Le tout, enrobé dans de vraies références plus pointues. Pointues, on s’entend. Mais cela va d’un rapide passage sur la Yoshi’s Island à la sonnerie d’un portable semblable à celle de la musique du démarrage de la GameCube, en passant par une réorchestration complète de toute la musique des jeux. Le tout, en respectant l’univers crée : les fleurs qui donnent le pouvoir de feu sont de réelles fleurs dans des champs, par exemple.
Un jeu vraiment écrit, qui comprend vraiment son matériau de base.
L’animation, la vraie bonne idée ?
En fait, tout ceci semble logique. Mais la réalité derrière cette réussite tient sans doute ailleurs… Ce qui fait que le jeu est réussi est qu’il est animé, tout simplement.
Car avec ce même scénario, ce même univers, cette même écriture, mais en adaptation live action, le film aurait-il été aussi bon ? Vraisemblablement, non. L’univers est trop marqué visuellement, cartoonesque, et est trop fou pour fonctionner en prise de vue réelle — encore une fois, on adore celui de 1993, mais parce qu’il ancre sa mythologie dans le réel.
Au contraire, l’animation permet la liberté de mouvement, de caméra, de graphisme, de reprendre l’identité visuelle des jeux, et s’amuser avec — les séquences de Bowser au piano, par exemple. Comparer la séquence Mario Kart de 1993 à celle de 2023 est flagrant et montre l’utilité de l’animation pour ce genre de titre. Surtout qu’il faut reconnaître qu’Illumination a fait un travail monstrueux, et le film est sublime.

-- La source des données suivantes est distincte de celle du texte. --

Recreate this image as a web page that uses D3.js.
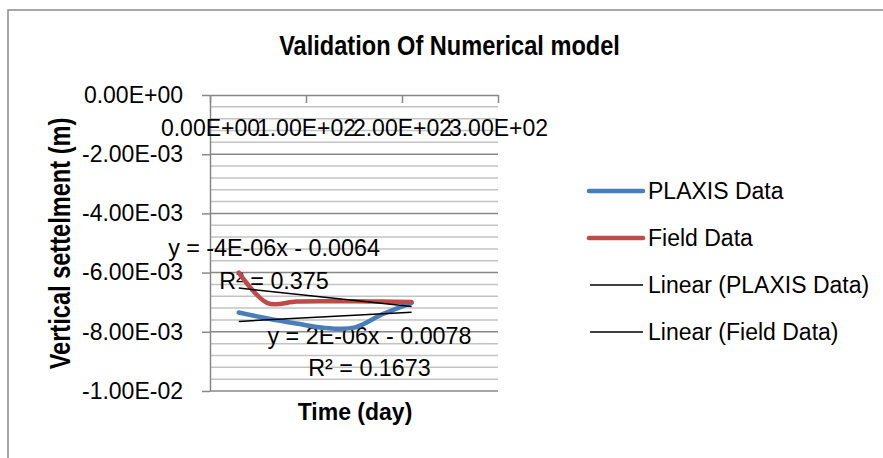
<!DOCTYPE html>
<html>
<head>
<meta charset="utf-8">
<script src="https://cdn.jsdelivr.net/npm/d3@7"></script>
<style>
  body { margin: 0; background: #fff; }
  text { font-family: "Liberation Sans", Arial, sans-serif; fill: #000; }
</style>
</head>
<body>
<div id="chart"></div>
<script>
// data
var days = [30, 60, 90, 120, 150, 180, 210];
var plaxisData = [-7.35e-3, -7.55e-3, -7.72e-3, -7.87e-3, -7.86e-3, -7.40e-3, -7.02e-3];
var fieldData = [-6.00e-3, -7.03e-3, -6.98e-3, -6.97e-3, -6.97e-3, -6.98e-3, -6.99e-3];

// trendlines (slope per day, intercept) as drawn on the chart
var trendPlaxis = [1.7e-6, -7.70e-3];
var trendField = [-3.45e-6, -6.42e-3];

var xTicks = [0, 100, 200, 300];
var yTicks = [0, -0.002, -0.004, -0.006, -0.008, -0.01];
var seriesNames = ["PLAXIS Data", "Field Data", "Linear (PLAXIS Data)", "Linear (Field Data)"];
var eqPlaxis = ["y = 2E-06x - 0.0078", "R² = 0.1673"];
var eqField = ["y = -4E-06x - 0.0064", "R² = 0.375"];

var W = 883, H = 458;
var blue = "#4a7ebb", red = "#be4b48";

var svg = d3.select("#chart").append("svg")
    .attr("width", W)
    .attr("height", H);

// chart area border (runs off right and bottom)
svg.append("rect")
    .attr("x", 8).attr("y", 10)
    .attr("width", 900).attr("height", 500)
    .attr("fill", "none")
    .attr("stroke", "#8a8a8a")
    .attr("stroke-width", 1.5);

// scales
var x = d3.scaleLinear().domain([0, 300]).range([210, 498]);
var y = d3.scaleLinear().domain([-0.01, 0]).range([391, 95]);

// excel-ish number format 0.00E+00
function sci(v) {
  var p = (+v).toExponential(2).split("e");
  var sign = p[1][0], n = p[1].slice(1);
  if (n.length < 2) n = "0" + n;
  return p[0] + "E" + sign + n;
}

// gridlines: minor every 0.0004, major every 0.002
var minor = d3.range(1, 25).map(function(i) { return -i * 0.0004; })
    .filter(function(v, i) { return (i + 1) % 5 != 0; });
svg.append("g").selectAll("line")
    .data(minor)
    .enter().append("line")
    .attr("x1", x(0)).attr("x2", x(300))
    .attr("y1", function(d) { return y(d); })
    .attr("y2", function(d) { return y(d); })
    .attr("stroke", "#c3c3c3")
    .attr("stroke-width", 1.5);

svg.append("g").selectAll("line")
    .data(yTicks.slice(1))
    .enter().append("line")
    .attr("x1", x(0)).attr("x2", x(300))
    .attr("y1", function(d) { return y(d); })
    .attr("y2", function(d) { return y(d); })
    .attr("stroke", "#888")
    .attr("stroke-width", 1.5);

// y axis
var yAxis = svg.append("g")
    .attr("transform", "translate(" + x(0) + ",0)")
    .call(d3.axisLeft(y).tickValues(yTicks).tickFormat(sci)
      .tickSize(8).tickSizeOuter(0).tickPadding(19));

// x axis sits at y = 0 (top), ticks point down
var xAxis = svg.append("g")
    .attr("transform", "translate(0," + y(0) + ")")
    .call(d3.axisBottom(x).tickValues(xTicks).tickFormat(sci)
      .tickSize(8).tickSizeOuter(0).tickPadding(17));

[yAxis, xAxis].forEach(function(a) {
  a.select(".domain").attr("stroke", "#888").attr("stroke-width", 1.5);
  a.selectAll(".tick line").attr("stroke", "#888").attr("stroke-width", 1.5);
  a.selectAll("text")
    .attr("fill", "#000")
    .style("font-family", "'Liberation Sans', Arial, sans-serif")
    .style("font-size", "23px");
});

// title and axis titles
svg.append("text")
    .attr("transform", "translate(449.5,55) scale(1,1.2)")
    .attr("text-anchor", "middle")
    .style("font-size", "23.6px")
    .style("font-weight", "bold")
    .text("Validation Of Numerical model");

svg.append("text")
    .attr("transform", "translate(70,243.5) rotate(-90) scale(1,1.25)")
    .attr("text-anchor", "middle")
    .style("font-size", "23.6px")
    .style("font-weight", "bold")
    .text("Vertical settelment (m)");

svg.append("text")
    .attr("x", 355).attr("y", 420)
    .attr("text-anchor", "middle")
    .style("font-size", "23px")
    .style("font-weight", "bold")
    .text("Time (day)");

// trendline equations
function eq(lines, cx, by) {
  svg.append("g").selectAll("text")
    .data(lines)
    .enter().append("text")
    .attr("x", cx)
    .attr("y", function(d, i) { return by + i * 32.5; })
    .attr("text-anchor", "middle")
    .style("font-size", "23.3px")
    .text(function(d) { return d; });
}
eq(eqField, 274, 256);
eq(eqPlaxis, 369.5, 343.5);

// series
var line = d3.line()
    .x(function(d) { return x(d[0]); })
    .y(function(d) { return y(d[1]); })
    .curve(d3.curveCatmullRom);

var series = [
  {vals: plaxisData, color: blue, trend: trendPlaxis},
  {vals: fieldData, color: red, trend: trendField}
];

series.forEach(function(s) {
  svg.append("path")
    .datum(days.map(function(d, i) { return [d, s.vals[i]]; }))
    .attr("fill", "none")
    .attr("stroke", s.color)
    .attr("stroke-width", 4.5)
    .attr("stroke-linecap", "round")
    .attr("stroke-linejoin", "round")
    .attr("d", line);
});

series.forEach(function(s) {
  var x0 = days[0], x1 = days[days.length - 1];
  svg.append("line")
    .attr("x1", x(x0)).attr("y1", y(s.trend[0] * x0 + s.trend[1]))
    .attr("x2", x(x1)).attr("y2", y(s.trend[0] * x1 + s.trend[1]))
    .attr("stroke", "#000")
    .attr("stroke-width", 1.5);
});

// legend
var legendColors = [blue, red, "#000", "#000"];
var legend = svg.append("g").selectAll("g")
    .data(seriesNames)
    .enter().append("g")
    .attr("transform", function(d, i) { return "translate(589," + (191 + i * 47) + ")"; });

legend.append("line")
    .attr("x1", function(d, i) { return i < 2 ? 0 : 1; })
    .attr("x2", 54)
    .attr("stroke", function(d, i) { return legendColors[i]; })
    .attr("stroke-width", function(d, i) { return i < 2 ? 4.5 : 1.5; })
    .attr("stroke-linecap", function(d, i) { return i < 2 ? "round" : "butt"; });

legend.append("text")
    .attr("x", 59)
    .attr("dy", "0.35em")
    .style("font-size", "23px")
    .text(function(d) { return d; });
</script>
</body>
</html>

Attention, on ne dit pas que le film est parfait : certains dialogues ou arcs sont clichés, l’arrivée de Mario dans la quête de Peach est un peu simpliste, le film s’adresse plus au moins de 12 qu’aux adultes. Mais on n’a tellement pas boudé notre plaisir, et l’adaptation est tellement réussie dans un paysage de ratage industriel, que Mario sort du lot, et de loin.